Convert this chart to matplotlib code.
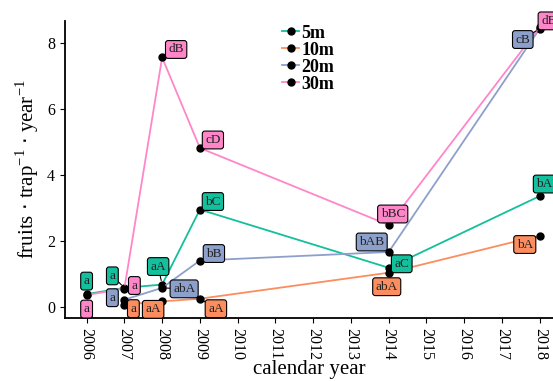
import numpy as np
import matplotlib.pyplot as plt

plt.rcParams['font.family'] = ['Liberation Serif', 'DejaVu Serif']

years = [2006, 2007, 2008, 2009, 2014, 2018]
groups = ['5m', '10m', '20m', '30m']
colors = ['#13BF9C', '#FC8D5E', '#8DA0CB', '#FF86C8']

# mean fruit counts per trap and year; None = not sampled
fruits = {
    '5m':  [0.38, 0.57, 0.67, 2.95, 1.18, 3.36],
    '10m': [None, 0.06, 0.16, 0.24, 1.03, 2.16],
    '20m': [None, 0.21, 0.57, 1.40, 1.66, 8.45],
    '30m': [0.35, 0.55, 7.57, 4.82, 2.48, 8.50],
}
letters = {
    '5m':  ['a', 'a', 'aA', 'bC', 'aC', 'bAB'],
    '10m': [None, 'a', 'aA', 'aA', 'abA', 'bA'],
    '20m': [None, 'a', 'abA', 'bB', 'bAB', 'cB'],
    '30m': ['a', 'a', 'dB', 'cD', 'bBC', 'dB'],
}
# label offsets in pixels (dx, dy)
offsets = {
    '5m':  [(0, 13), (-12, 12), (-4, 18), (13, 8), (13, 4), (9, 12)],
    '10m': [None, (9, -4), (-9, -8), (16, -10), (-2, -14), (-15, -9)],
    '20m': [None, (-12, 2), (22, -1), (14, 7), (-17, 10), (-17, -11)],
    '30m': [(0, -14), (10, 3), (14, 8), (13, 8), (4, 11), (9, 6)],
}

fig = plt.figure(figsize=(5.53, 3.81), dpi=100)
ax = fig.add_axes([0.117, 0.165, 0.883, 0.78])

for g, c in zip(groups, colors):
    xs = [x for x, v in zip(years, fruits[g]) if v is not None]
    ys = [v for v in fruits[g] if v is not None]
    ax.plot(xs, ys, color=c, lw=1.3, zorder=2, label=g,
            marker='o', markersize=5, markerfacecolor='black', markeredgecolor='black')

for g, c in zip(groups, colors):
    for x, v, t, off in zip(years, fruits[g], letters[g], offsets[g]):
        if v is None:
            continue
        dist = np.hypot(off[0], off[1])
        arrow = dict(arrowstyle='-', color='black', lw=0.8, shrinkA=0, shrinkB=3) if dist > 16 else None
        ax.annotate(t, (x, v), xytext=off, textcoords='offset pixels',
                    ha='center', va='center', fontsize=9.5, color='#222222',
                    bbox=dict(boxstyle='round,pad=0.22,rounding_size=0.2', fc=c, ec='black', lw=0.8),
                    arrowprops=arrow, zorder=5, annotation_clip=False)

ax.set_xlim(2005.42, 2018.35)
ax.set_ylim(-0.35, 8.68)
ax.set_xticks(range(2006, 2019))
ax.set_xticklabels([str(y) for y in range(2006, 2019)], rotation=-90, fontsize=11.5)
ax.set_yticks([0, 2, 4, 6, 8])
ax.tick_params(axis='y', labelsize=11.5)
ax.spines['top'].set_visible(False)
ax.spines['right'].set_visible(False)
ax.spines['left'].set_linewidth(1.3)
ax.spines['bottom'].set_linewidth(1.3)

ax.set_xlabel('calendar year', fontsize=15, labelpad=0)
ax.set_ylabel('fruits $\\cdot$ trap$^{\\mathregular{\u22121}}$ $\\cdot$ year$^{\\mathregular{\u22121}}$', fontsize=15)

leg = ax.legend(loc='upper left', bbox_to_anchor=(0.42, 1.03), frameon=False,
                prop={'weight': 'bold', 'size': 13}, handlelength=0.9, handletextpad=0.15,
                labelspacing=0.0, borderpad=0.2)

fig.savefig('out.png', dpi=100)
++++++++++++++++++++
GOAL:
Leave out any pictures, please, and quote only the lines from the top of the data through the line that contains "markersize=5, markerfacecolor='black', markeredgecolor='black')".

FINAL ANSWER:
Convert this chart to matplotlib code.
import numpy as np
import matplotlib.pyplot as plt

plt.rcParams['font.family'] = ['Liberation Serif', 'DejaVu Serif']

years = [2006, 2007, 2008, 2009, 2014, 2018]
groups = ['5m', '10m', '20m', '30m']
colors = ['#13BF9C', '#FC8D5E', '#8DA0CB', '#FF86C8']

# mean fruit counts per trap and year; None = not sampled
fruits = {
    '5m':  [0.38, 0.57, 0.67, 2.95, 1.18, 3.36],
    '10m': [None, 0.06, 0.16, 0.24, 1.03, 2.16],
    '20m': [None, 0.21, 0.57, 1.40, 1.66, 8.45],
    '30m': [0.35, 0.55, 7.57, 4.82, 2.48, 8.50],
}
letters = {
    '5m':  ['a', 'a', 'aA', 'bC', 'aC', 'bAB'],
    '10m': [None, 'a', 'aA', 'aA', 'abA', 'bA'],
    '20m': [None, 'a', 'abA', 'bB', 'bAB', 'cB'],
    '30m': ['a', 'a', 'dB', 'cD', 'bBC', 'dB'],
}
# label offsets in pixels (dx, dy)
offsets = {
    '5m':  [(0, 13), (-12, 12), (-4, 18), (13, 8), (13, 4), (9, 12)],
    '10m': [None, (9, -4), (-9, -8), (16, -10), (-2, -14), (-15, -9)],
    '20m': [None, (-12, 2), (22, -1), (14, 7), (-17, 10), (-17, -11)],
    '30m': [(0, -14), (10, 3), (14, 8), (13, 8), (4, 11), (9, 6)],
}

fig = plt.figure(figsize=(5.53, 3.81), dpi=100)
ax = fig.add_axes([0.117, 0.165, 0.883, 0.78])

for g, c in zip(groups, colors):
    xs = [x for x, v in zip(years, fruits[g]) if v is not None]
    ys = [v for v in fruits[g] if v is not None]
    ax.plot(xs, ys, color=c, lw=1.3, zorder=2, label=g,
            marker='o', markersize=5, markerfacecolor='black', markeredgecolor='black')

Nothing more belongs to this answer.